The Baal Shemtov (Master of a Good Name) was a brilliant scholar and a holy man. He lived modestly and transmitted his teachings with great clarity. No wonder his message was well-received by all, from the simple unlearned farmers to esteemed scholars of his time.
The Baal Shemtov was known to use metaphor, even, and especially in the deepest of his teachings. The following is a partial adaptation of one of his many metaphors:
To what can this be compared? To two people who have traveled through a great forest where there were many dangerous gangs, known to terrorize travelers. One of the travelers was a drunkard, the other was a wise and sensible man.
When one of the hoodlum forest gangs discovered the two travelers, they beat them and stole everything, allowing them to escape with only their lives. When the two travelers emerged from the forest, they encountered other travelers who inquired whether the path of the great forest was safe.

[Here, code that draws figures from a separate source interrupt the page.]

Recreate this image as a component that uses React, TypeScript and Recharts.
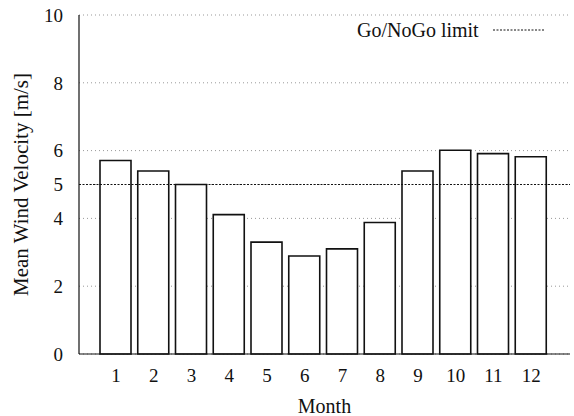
import { BarChart, Bar, XAxis, YAxis, CartesianGrid, ReferenceLine, Legend } from 'recharts'

// monthly mean wind velocity, m/s
const months = ['1', '2', '3', '4', '5', '6', '7', '8', '9', '10', '11', '12']
const velocity = [5.71, 5.4, 5.0, 4.11, 3.3, 2.89, 3.1, 3.88, 5.4, 6.01, 5.91, 5.82]
const yTicks = [0, 2, 4, 5, 6, 8, 10]
const goNoGoLimit = 5

const data = months.map((m, i) => ({ month: m, v: velocity[i] }))

const FONT = '"Liberation Serif", "Times New Roman", serif'

function LimitLegend() {
  return (
    <div style={{ display: 'flex', alignItems: 'center', fontFamily: FONT, fontSize: 20, color: '#111', whiteSpace: 'nowrap' }}>
      <span>Go/NoGo limit</span>
      <svg width={64} height={10} style={{ marginLeft: 12 }}>
        <line x1={2} y1={4} x2={53} y2={4} stroke="#111" strokeWidth={1} strokeDasharray="2 1.5" />
      </svg>
    </div>
  )
}

export default function App() {
  return (
    <div style={{ position: 'absolute', left: 0, top: 0, width: 574, height: 416, background: '#fff' }}>
      <BarChart width={574} height={416} data={data} margin={{ top: 15, right: 4, left: 0, bottom: 0 }} barSize={31}>
        <CartesianGrid vertical={false} stroke="#999" strokeDasharray="1 3" />
        <XAxis
          dataKey="month"
          height={62}
          padding={{ left: 18, right: 20 }}
          tickLine={false}
          tickSize={6}
          tickMargin={9}
          axisLine={{ stroke: '#111', strokeWidth: 1.2 }}
          tick={{ fill: '#111', fontSize: 19, fontFamily: FONT }}
          label={({ viewBox }: any) => (
            <text x={viewBox.x + viewBox.width / 2} y={413} textAnchor="middle" fill="#111" fontSize={20} fontFamily={FONT}>
              Month
            </text>
          )}
        />
        <YAxis
          width={79}
          domain={[0, 10]}
          ticks={yTicks}
          interval={0}
          tickLine={false}
          tickSize={6}
          tickMargin={10}
          axisLine={{ stroke: '#111', strokeWidth: 1.2 }}
          tick={{ fill: '#111', fontSize: 19, fontFamily: FONT }}
          label={({ viewBox }: any) => {
            const cx = 21
            const cy = viewBox.y + viewBox.height / 2
            return (
              <text x={cx} y={cy} transform={`rotate(-90, ${cx}, ${cy})`} textAnchor="middle" dominantBaseline="central" fill="#111" fontSize={21} fontFamily={FONT}>
                Mean Wind Velocity [m/s]
              </text>
            )
          }}
        />
        <Legend layout="vertical" align="center" verticalAlign="middle" content={() => <LimitLegend />} wrapperStyle={{ top: 19, left: 357, width: 'auto' }} />
        <ReferenceLine y={goNoGoLimit} stroke="#111" strokeWidth={1} strokeDasharray="2 1.5" />
        <Bar dataKey="v" fill="#fff" stroke="#111" strokeWidth={1.6} isAnimationActive={false} />
      </BarChart>
    </div>
  )
}
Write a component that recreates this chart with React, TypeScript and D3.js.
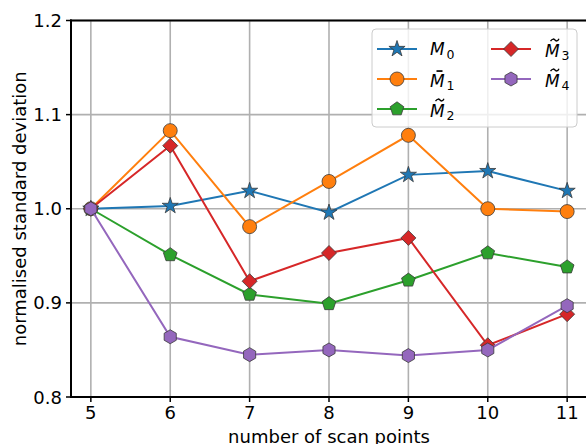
import React from "react";
import * as d3 from "d3";

const xTicks = [5, 6, 7, 8, 9, 10, 11];
const yTicks = [0.8, 0.9, 1.0, 1.1, 1.2];
const scanPoints = [5, 6, 7, 8, 9, 10, 11];

const m0 = [1.0, 1.003, 1.019, 0.996, 1.036, 1.04, 1.019];
const m1 = [1.0, 1.083, 0.981, 1.029, 1.078, 1.0, 0.997];
const m2 = [1.0, 0.951, 0.909, 0.899, 0.924, 0.953, 0.938];
const m3 = [1.0, 1.067, 0.923, 0.953, 0.969, 0.855, 0.888];
const m4 = [1.0, 0.864, 0.845, 0.85, 0.844, 0.85, 0.897];

const seriesNames = ["M0", "M1", "M2", "M3", "M4"];
const seriesColors = ["#1f77b4", "#ff7f0e", "#2ca02c", "#d62728", "#9467bd"];
const seriesMarkers = ["star", "circle", "pentagon", "diamond", "hexagon"];
const seriesAccent = ["", "bar", "tilde", "tilde", "tilde"];
const seriesSub = ["0", "1", "2", "3", "4"];
const seriesValues = [m0, m1, m2, m3, m4];

const W = 586;
const H = 444;
const FONT = "DejaVu Sans, sans-serif";

function polygonPath(n: number, r: number, rot = 0): string {
  const pts: string[] = [];
  for (let i = 0; i < n; i++) {
    const a = rot + (i * 2 * Math.PI) / n - Math.PI / 2;
    pts.push(`${(r * Math.cos(a)).toFixed(2)},${(r * Math.sin(a)).toFixed(2)}`);
  }
  return "M" + pts.join("L") + "Z";
}

function starPath(r: number): string {
  const pts: string[] = [];
  for (let i = 0; i < 10; i++) {
    const rr = i % 2 === 0 ? r : r * 0.381966;
    const a = (i * Math.PI) / 5 - Math.PI / 2;
    pts.push(`${(rr * Math.cos(a)).toFixed(2)},${(rr * Math.sin(a)).toFixed(2)}`);
  }
  return "M" + pts.join("L") + "Z";
}

function markerPath(kind: string): string {
  switch (kind) {
    case "star":
      return starPath(8.5);
    case "circle":
      return d3.arc()({ innerRadius: 0, outerRadius: 7, startAngle: 0, endAngle: 2 * Math.PI }) as string;
    case "pentagon":
      return polygonPath(5, 7.2);
    case "diamond":
      return polygonPath(4, 7.5);
    case "hexagon":
      return polygonPath(6, 7);
  }
  return "";
}

function Marker({ kind, color, x, y }: { kind: string; color: string; x: number; y: number }) {
  return (
    <path
      d={markerPath(kind)}
      transform={`translate(${x},${y})`}
      fill={color}
      stroke="#3a3a3a"
      strokeWidth={0.8}
    />
  );
}

function LegendLabel({ x, y, accent, sub }: { x: number; y: number; accent: string; sub: string }) {
  const tx0 = x + 5.5;
  const ty = y - 16.5;
  return (
    <g fontFamily={FONT}>
      <text x={x} y={y} fontSize={17} fontStyle="italic" fill="#000">
        M
      </text>
      {accent === "tilde" && (
        <path
          d={`M${tx0},${ty + 1.2} C${tx0 + 2},${ty - 2} ${tx0 + 3.5},${ty - 1} ${tx0 + 4.5},${ty} C${tx0 + 5.5},${ty + 1} ${tx0 + 7},${ty + 2} ${tx0 + 8.5},${ty - 1.2}`}
          fill="none"
          stroke="#000"
          strokeWidth={1.3}
        />
      )}
      {accent === "bar" && <rect x={x + 6.5} y={y - 16.3} width={6} height={1.7} fill="#000" />}
      <text x={x + 16.5} y={y + 3.5} fontSize={12.5} fill="#000">
        {sub}
      </text>
    </g>
  );
}

export default function App() {
  const left = 71;
  const top = 20.5;
  const bottom = 397;
  const x = d3.scaleLinear().domain([4.75, 11.25]).range([71, 587]);
  const y = d3.scaleLinear().domain([0.8, 1.2]).range([bottom, top]);

  const line = d3
    .line<number>()
    .x((_, i) => x(scanPoints[i]))
    .y((d) => y(d));

  const legendCols = [
    { lx: 377, tx: 430 },
    { lx: 491, tx: 545 },
  ];
  const legendRows = [49, 79, 109];
  const legendPos = [
    [0, 0],
    [0, 1],
    [0, 2],
    [1, 0],
    [1, 1],
  ];

  return (
    <svg
      width={W}
      height={H}
      style={{ position: "absolute", left: 0, top: 0, background: "#fff" }}
      fontFamily={FONT}
    >
      <rect x={0} y={0} width={W} height={H} fill="#fff" />
      {/* grid */}
      <g stroke="#b0b0b0" strokeWidth={1.6}>
        {xTicks.map((t) => (
          <line key={"gx" + t} x1={x(t)} x2={x(t)} y1={top} y2={bottom} />
        ))}
        {yTicks.map((t) => (
          <line key={"gy" + t} x1={left} x2={W} y1={y(t)} y2={y(t)} />
        ))}
      </g>
      {/* series */}
      {seriesValues.map((vals, si) => (
        <g key={seriesNames[si]}>
          <path d={line(vals) as string} fill="none" stroke={seriesColors[si]} strokeWidth={2} />
          {vals.map((v, i) => (
            <Marker key={i} kind={seriesMarkers[si]} color={seriesColors[si]} x={x(scanPoints[i])} y={y(v)} />
          ))}
        </g>
      ))}
      {/* spines */}
      <g stroke="#000" strokeWidth={2}>
        <line x1={left} x2={left} y1={top - 1} y2={bottom + 1} />
        <line x1={left - 1} x2={W} y1={bottom} y2={bottom} />
        <line x1={left - 1} x2={W} y1={top} y2={top} />
      </g>
      {/* ticks */}
      <g stroke="#000" strokeWidth={1.5}>
        {xTicks.map((t) => (
          <line key={"tx" + t} x1={x(t)} x2={x(t)} y1={bottom} y2={bottom + 5} />
        ))}
        {yTicks.map((t) => (
          <line key={"ty" + t} x1={left - 5} x2={left} y1={y(t)} y2={y(t)} />
        ))}
      </g>
      <g fontSize={18} fill="#000">
        {xTicks.map((t) => (
          <text key={"lx" + t} x={x(t)} y={419} textAnchor="middle">
            {t}
          </text>
        ))}
        {yTicks.map((t) => (
          <text key={"ly" + t} x={62} y={y(t) + 6.5} textAnchor="end">
            {t.toFixed(1)}
          </text>
        ))}
      </g>
      <text x={x(8)} y={443} fontSize={18} textAnchor="middle">
        number of scan points
      </text>
      <text transform={`translate(26,${(top + bottom) / 2}) rotate(-90)`} fontSize={18} textAnchor="middle">
        normalised standard deviation
      </text>
      {/* legend */}
      <rect x={372} y={29} width={205} height={98} rx={4} fill="#fff" fillOpacity={0.8} stroke="#cccccc" strokeWidth={1} />
      {seriesNames.map((n, si) => {
        const [c, r] = legendPos[si];
        const col = legendCols[c];
        const ly = legendRows[r];
        return (
          <g key={"leg" + n}>
            <line x1={col.lx} x2={col.lx + 40} y1={ly} y2={ly} stroke={seriesColors[si]} strokeWidth={2} />
            <Marker kind={seriesMarkers[si]} color={seriesColors[si]} x={col.lx + 20} y={ly} />
            <LegendLabel x={col.tx} y={ly + (seriesAccent[si] ? 7.5 : 6)} accent={seriesAccent[si]} sub={seriesSub[si]} />
          </g>
        );
      })}
    </svg>
  );
}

Some travelers approached the drunkard while others sought the advice of the wise and sensible man. Those that inquired of the drunkard were told that the path was beautiful and the journey peaceful.
When they asked about his multiple wounds, he was unable to recollect how or why they were inflicted. On the other hand, those who sought advice from the wise and sensible man were warned of the dangers ahead and advised how to best navigate and obviate the robbers.
As in many of the Besh”t (Baal Shemtov) teachings, there is more than one layer of meaning. Here is one take: The great forest: Our world, like the forest, the journey of life is filled with danger. While there are so many beautiful people on our planet, some people choose to live their life in a devious way and thus don’t deserve the trust of good-hearted and well-intentioned people.
And while so many people are good and strive to be more giving and more sharing, unfortunately there are also those who are narcissistic, self-absorbed and only interested in themselves. As a whole, these people are the “gangs” of our great “forest.”
There are different types of “travelers:” Some go through life being deeply conscience about the environment, aware of dangers and certain people along the “journey.” And those who go through life oblivious and despite being "beaten and battered" are foolishly unconscious to the true dangers in their very midst. And the ultimate question this metaphor raises is -- are we receiving guidance and advice from the sound and wise ones? Those who have integrity and are well aware of the very real dangers that obstruct the good path in life?
Or are we naively listening to the "drunkards" of the past and present who in their sad and confused condition offer misguided and dangerous advice which can lead to harm for themselves and everyone else in their sphere of influence? Shabbat Shalom!